The integration of Virtual Reality (VR) with robotic limbs offers a powerful platform for immersive medical training. In this system, the robot’s physical limbs are synchronized with a virtual avatar in a pre-designed interactive scenario, allowing trainees to practice procedures in a highly controlled and responsive environment.

As the robot moves, its joint data is streamed to update the avatar in real time, ensuring that physical performance is accurately mirrored in the virtual environment. By combining physical embodiment with VR-based contextual training, this approach enhances skill acquisition, procedural accuracy, and trainee confidence, while providing a safe, repeatable, and measurable environment critical for preparing healthcare providers.

CaTARo VR powered by Unity
CaTARo VR powered by Unity

B. Physical Embodiement

Comparison between experimental mediums for simulated patient facial communication
Comparison between experimental mediums for simulated patient facial communication

1. Back-projection Display

CaTARo features a 3D facial avatar system that projects expressions onto a facial mask. This system utilizes data from the UNBC-McMaster Pain Archive and a fuzzy logic–based evaluation method to display real-time pain expressions, enhancing the realism of training scenarios.

Pained expression with back-projection mechanism
Pained expression with back-projection mechanism

2. Hyper-realistic 3D Gaussian Avatar

By employing a mesh priori, we trained a 3D Gaussian Splatting-based avatar that synthesizes facial animation in real-time. The facial expression can be transferred and control through FLAME parameters that constructs the prior mesh. However, as the expression spaces differ across subjects, we are also researching how to disentangle the universal and unique expression space to better capture human facial expression.

Nersemble dataset: Left - Monocular tracked animation; Middle - 3D mesh tracking; Right - Synthesized animation
Nersemble dataset: Left - Monocular tracked animation; Middle - 3D mesh tracking; Right - Synthesized animation

3. Holographic Avatar

VR headset allows immersive experience to simulated training session with limitation to one user at a time. Holographic display elevates this issue by projecting 3D volumetric visual to multiple subjects at the same time.

With customized CUDA’s kernel and optimized OpenGL-based pipeline, we stream 3D Gaussian Avatar animation to 3D display in real-time according to user’s viewing angles.

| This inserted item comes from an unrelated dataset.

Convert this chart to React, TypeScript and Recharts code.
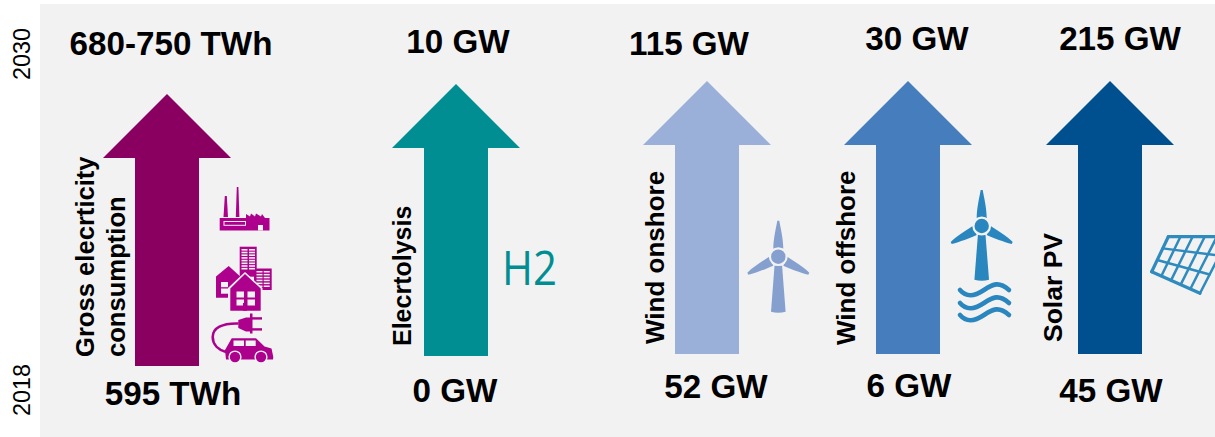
import React from "react";
import { Bar, BarChart, LabelList, XAxis, YAxis } from "recharts";

// Planning horizon shared by every arrow and the year axis.
const YEARS = [2018, 2030];

const categories = ["Gross electricity", "Electrolysis", "Wind onshore", "Wind offshore", "Solar PV"];
const startValues = ["595 TWh", "0 GW", "52 GW", "6 GW", "45 GW"];
const endValues = ["680-750 TWh", "10 GW", "115 GW", "30 GW", "215 GW"];

const FONT = '"Liberation Sans", Arial, sans-serif';
const BG = "#f2f2f2";
const MAGENTA = "#ad008c";
const WIDTH = 1215;
const HEIGHT = 437;

// Placement of each small chart on the page, and of its labels around the arrow.
const panels = [
  { center: 167, half: 127, top: 94, bottom: 366, fill: "#8a0061", endDx: 4, endDy: -39, startDx: 6, startDy: 39 },
  { center: 456, half: 116, top: 84, bottom: 356, fill: "#008e92", endDx: 2, endDy: -31, startDx: -1, startDy: 46 },
  { center: 707, half: 110, top: 81, bottom: 354, fill: "#9ab0d9", endDx: -18, endDy: -26, startDx: 9, startDy: 44 },
  { center: 908, half: 110, top: 81, bottom: 354, fill: "#467dbd", endDx: 9, endDy: -31, startDx: 1, startDy: 43 },
  { center: 1110, half: 105, top: 81, bottom: 354, fill: "#00508f", endDx: 10, endDy: -31, startDx: 1, startDy: 48 },
];

const HEAD_HEIGHT = 64;
const SHAFT_WIDTH = 64;
const HEAD_WIDTH = 128;

function Arrow({ x, y, width, height, fill }: any) {
  const cx = x + width / 2;
  const s = SHAFT_WIDTH / 2;
  const points = [
    [cx, y],
    [x + width, y + HEAD_HEIGHT],
    [cx + s, y + HEAD_HEIGHT],
    [cx + s, y + height],
    [cx - s, y + height],
    [cx - s, y + HEAD_HEIGHT],
    [x, y + HEAD_HEIGHT],
  ]
    .map((p) => p.join(","))
    .join(" ");
  return <polygon points={points} fill={fill} />;
}

function ValueLabel({ x, y, width, height, value, dx, dy, atTop }: any) {
  return (
    <text
      x={x + width / 2 + dx}
      y={(atTop ? y : y + height) + dy}
      textAnchor="middle"
      fontFamily={FONT}
      fontWeight={700}
      fontSize={33.2}
      fill="#000"
    >
      {value}
    </text>
  );
}

function SideText({ x, y, size = 25.6, children }: any) {
  return (
    <text
      transform={`translate(${x} ${y}) rotate(-90)`}
      fontFamily={FONT}
      fontWeight={700}
      fontSize={size}
      fill="#000"
    >
      {children}
    </text>
  );
}

function Windows({ x, y, cols, rows, w, h, gx, gy }: any) {
  const cells = [];
  for (let r = 0; r < rows; r++) {
    for (let c = 0; c < cols; c++) {
      cells.push(<rect key={`${r}-${c}`} x={x + c * (w + gx)} y={y + r * (h + gy)} width={w} height={h} fill={BG} />);
    }
  }
  return <g>{cells}</g>;
}

function ConsumptionIcons() {
  return (
    <g fill={MAGENTA}>
      {/* factory */}
      <polygon points="223.5,217 224.8,196 226.8,196 228,217" />
      <polygon points="235.8,217 236.8,187 238.4,187 239.4,217" />
      <polygon points="219.7,218 246,218 246,214 250,216.5 251,213.5 255,216.5 256,213.5 261,216.5 262,214 265,218 269.5,218 269.5,230.5 219.7,230.5" />
      <rect x={224} y={221.5} width={21.5} height={3.8} fill="none" stroke={BG} strokeWidth={1} />
      <rect x={258} y={225} width={5} height={5.5} fill={BG} />
      {/* office blocks */}
      <rect x={239.7} y={246.7} width={17} height={30} />
      <rect x={254} y={268.5} width={17.7} height={21.5} />
      <Windows x={241.5} y={249} cols={2} rows={8} w={6} h={1.6} gx={1.5} gy={1.1} />
      <Windows x={256.5} y={271} cols={2} rows={6} w={6} h={1.5} gx={1.2} gy={1.4} />
      {/* houses */}
      <polygon points="228.7,266 243,279 243,297.7 216,297.7 216,276.5" />
      <Windows x={221} y={282} cols={1} rows={2} w={7} h={5.2} gx={0} gy={1.3} />
      <polygon points="245,272 262.5,288 262.5,312.5 228,312.5 228,288" fill={BG} />
      <polygon points="245,274 260.7,288.5 260.7,310.7 230.3,310.7 230.3,288.5" />
      <Windows x={236.5} y={291.5} cols={2} rows={2} w={7.5} h={6} gx={3.5} gy={2} />
      <rect x={243} y={303} width={4} height={7.7} />
      {/* plug and car */}
      <path d="M238.5 323.5 C 222 323, 212.7 328, 212.7 337 C 212.7 345, 219 350, 226 352" fill="none" stroke={MAGENTA} strokeWidth={2.6} />
      <polygon points="238.3,320 246,317.5 250,317.5 250,331.5 246,331.5 238.3,328" />
      <rect x={250} y={313.5} width={2.5} height={20} />
      <rect x={252} y={317.2} width={10} height={2.4} />
      <rect x={252} y={328.2} width={10} height={2.4} />
      <path d="M231.7 338.3 L256 338.3 L264.5 346.5 L271.5 348.5 L273.3 357 L273 359.5 L226 359.5 L225 350 L227 346.5 Z" />
      <rect x={233.5} y={340.5} width={10.5} height={5.5} fill={BG} />
      <rect x={245.7} y={340.5} width={10} height={5.5} fill={BG} />
      <circle cx={235} cy={357} r={6.6} fill={BG} />
      <circle cx={261} cy={357} r={6.6} fill={BG} />
      <circle cx={235} cy={357} r={5.2} />
      <circle cx={261} cy={357} r={5.2} />
    </g>
  );
}

// Three-bladed turbine with the hub at (cx, cy); blades bulge slightly near the hub.
function Turbine({ cx, cy, fill, bottom }: any) {
  const t = (dx: number, dy: number) => `${cx + dx} ${cy + dy}`;
  return (
    <g fill={fill}>
      <path d={`M${t(-5, -8)} C ${t(-5, -18)} ${t(-2, -30)} ${t(-1, -36)} L ${t(1, -36)} C ${t(2, -30)} ${t(5, -18)} ${t(5, -8)} Z`} />
      <path d={`M${t(-9, 0)} C ${t(-17, 5)} ${t(-26, 11)} ${t(-31, 16)} L ${t(-30, 18)} C ${t(-22, 16)} ${t(-12, 12)} ${t(-5, 9)} Z`} />
      <path d={`M${t(9, 0)} C ${t(17, 5)} ${t(26, 11)} ${t(31, 16)} L ${t(30, 18)} C ${t(22, 16)} ${t(12, 12)} ${t(5, 9)} Z`} />
      <path d={`M${t(-3.8, 9)} L ${t(3.8, 9)} L ${cx + 7.3} ${bottom - 1} Q ${cx} ${bottom + 1} ${cx - 7.3} ${bottom - 1} Z`} />
      <circle cx={cx} cy={cy} r={9.4} fill={BG} />
      <circle cx={cx} cy={cy} r={7.2} />
    </g>
  );
}

function Waves() {
  const rows = [290, 303, 315];
  return (
    <g fill="none" stroke="#2a86bf" strokeWidth={4.6} strokeLinecap="round">
      {rows.map((y) => (
        <path key={y} d={`M960 ${y} C 967 ${y + 8}, 975 ${y + 6}, 984 ${y} S 999 ${y - 9}, 1009 ${y}`} />
      ))}
    </g>
  );
}

function SolarPanel() {
  const tl = [1168.3, 236.7];
  const tr = [1229, 236.7];
  const bl = [1151.7, 271.7];
  const br = [1200, 293.3];
  const at = (u: number, v: number) => {
    const top = [tl[0] + (tr[0] - tl[0]) * u, tl[1] + (tr[1] - tl[1]) * u];
    const low = [bl[0] + (br[0] - bl[0]) * u, bl[1] + (br[1] - bl[1]) * u];
    return [top[0] + (low[0] - top[0]) * v, top[1] + (low[1] - top[1]) * v];
  };
  const lines = [];
  for (let c = 0; c <= 5; c++) {
    const a = at(c / 5, 0);
    const b = at(c / 5, 1);
    lines.push(<line key={`c${c}`} x1={a[0]} y1={a[1]} x2={b[0]} y2={b[1]} strokeWidth={c === 0 ? 3.2 : 2.5} />);
  }
  for (let r = 0; r <= 3; r++) {
    const a = at(0, r / 3);
    const b = at(1, r / 3);
    lines.push(<line key={`r${r}`} x1={a[0]} y1={a[1]} x2={b[0]} y2={b[1]} strokeWidth={r === 0 || r === 3 ? 3.2 : 2.5} />);
  }
  return (
    <g stroke="#2f8bbd" strokeLinecap="round">
      {lines}
    </g>
  );
}

// Side captions and pictograms of each panel, given in page coordinates.
const decorations = [
  <g key="a">
    <SideText x={94} y={357}>Gross elecrticity</SideText>
    <SideText x={125} y={357}>consumption</SideText>
    <ConsumptionIcons />
  </g>,
  <g key="b">
    <SideText x={411} y={346} size={25}>Elecrtolysis</SideText>
    <text x={502} y={284.5} fontFamily='"Open Sans", sans-serif' fontSize={47} textLength={55} lengthAdjust="spacingAndGlyphs" fill="#008e92">H2</text>
  </g>,
  <g key="c">
    <SideText x={664} y={344} size={26}>Wind onshore</SideText>
    <Turbine cx={778.3} cy={256.7} fill="#85a0cf" bottom={312.7} />
  </g>,
  <g key="d">
    <SideText x={855} y={345} size={26}>Wind offshore</SideText>
    <Turbine cx={981.7} cy={226} fill="#2a86bf" bottom={280.7} />
    <Waves />
  </g>,
  <g key="e">
    <SideText x={1062} y={342} size={26.5}>Solar PV</SideText>
    <SolarPanel />
  </g>,
];

function YearTick({ x, y, payload }: any) {
  return (
    <text
      transform={`translate(${x} ${y}) rotate(-90)`}
      textAnchor="middle"
      fontFamily={FONT}
      fontSize={23.4}
      fill="#000"
    >
      {payload.value}
    </text>
  );
}

function YearAxis() {
  return (
    <BarChart
      width={WIDTH}
      height={HEIGHT}
      data={[{ year: YEARS }]}
      margin={{ top: 54, right: 0, bottom: 47, left: 0 }}
      style={{ position: "absolute", left: 0, top: 0 }}
    >
      <XAxis dataKey="year" hide />
      <YAxis
        type="number"
        domain={YEARS}
        ticks={YEARS}
        width={40}
        axisLine={false}
        tickLine={false}
        tickMargin={0}
        interval={0}
        tick={(props: any) => <YearTick {...props} x={30} />}
      />
      <Bar dataKey="year" fill="none" isAnimationActive={false} />
    </BarChart>
  );
}

function ArrowPanel({ index }: { index: number }) {
  const p = panels[index];
  const left = p.center - p.half;
  const data = [
    { category: categories[index], span: YEARS, start: startValues[index], end: endValues[index] },
  ];
  return (
    <BarChart
      width={p.half * 2}
      height={HEIGHT}
      data={data}
      margin={{ top: p.top, right: 0, bottom: HEIGHT - p.bottom, left: 0 }}
      style={{ position: "absolute", left, top: 0 }}
    >
      <XAxis dataKey="category" hide />
      <YAxis type="number" domain={YEARS} hide />
      <Bar dataKey="span" barSize={HEAD_WIDTH} fill={p.fill} shape={Arrow} isAnimationActive={false}>
        <LabelList
          dataKey="end"
          content={(props: any) => <ValueLabel {...props} dx={p.endDx} dy={p.endDy} atTop />}
        />
        <LabelList
          dataKey="start"
          content={(props: any) => <ValueLabel {...props} dx={p.startDx} dy={p.startDy} />}
        />
      </Bar>
      <g transform={`translate(${-left} 0)`}>{decorations[index]}</g>
    </BarChart>
  );
}

export default function App() {
  return (
    <div
      style={{
        position: "absolute",
        left: 0,
        top: 0,
        width: WIDTH,
        height: HEIGHT,
        background: "#fff",
        overflow: "hidden",
      }}
    >
      <div style={{ position: "absolute", left: 40, top: 4, right: 0, bottom: 0, background: BG }} />
      <YearAxis />
      {panels.map((_, i) => (
        <ArrowPanel key={i} index={i} />
      ))}
    </div>
  );
}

Holographic rendering pipeline based on 3D Gaussian Splatting
Holographic rendering pipeline based on 3D Gaussian Splatting
3D display projects different views on various angles
3D display projects different views on various angles

Humanoid Facial Motion Modeling

Realistic data-driven behavior imitation skill is critical for simulated patients to achieve its goal. In our study, we analyzed human’s facial behaviors, especially non-verbal facial behavior to learn stochastic facial reaction that powers our humanoid robot’s facial behavior.

A. Generalized Non-verbal Facial Behavior

We represented humanoid face behavior as temporal change of 3D Morphable Model (3DMM) parameters while exploring this modality’s unique characteristics such as sparsity, continuity, and its correlation with other modality such as speech and visual signal of another human partner.

The model extracts controlling time steps from transitioning steps to learn when, why, and how human reacts to stimulation in dyadic conversation as a listener.

B. Painful Expression Behavior

To learn the relationship between pained expressions and pain intensity, we devised a generative learning model that predicts pained expression according to control signals such as pain intensity, emotional state, and tolerance.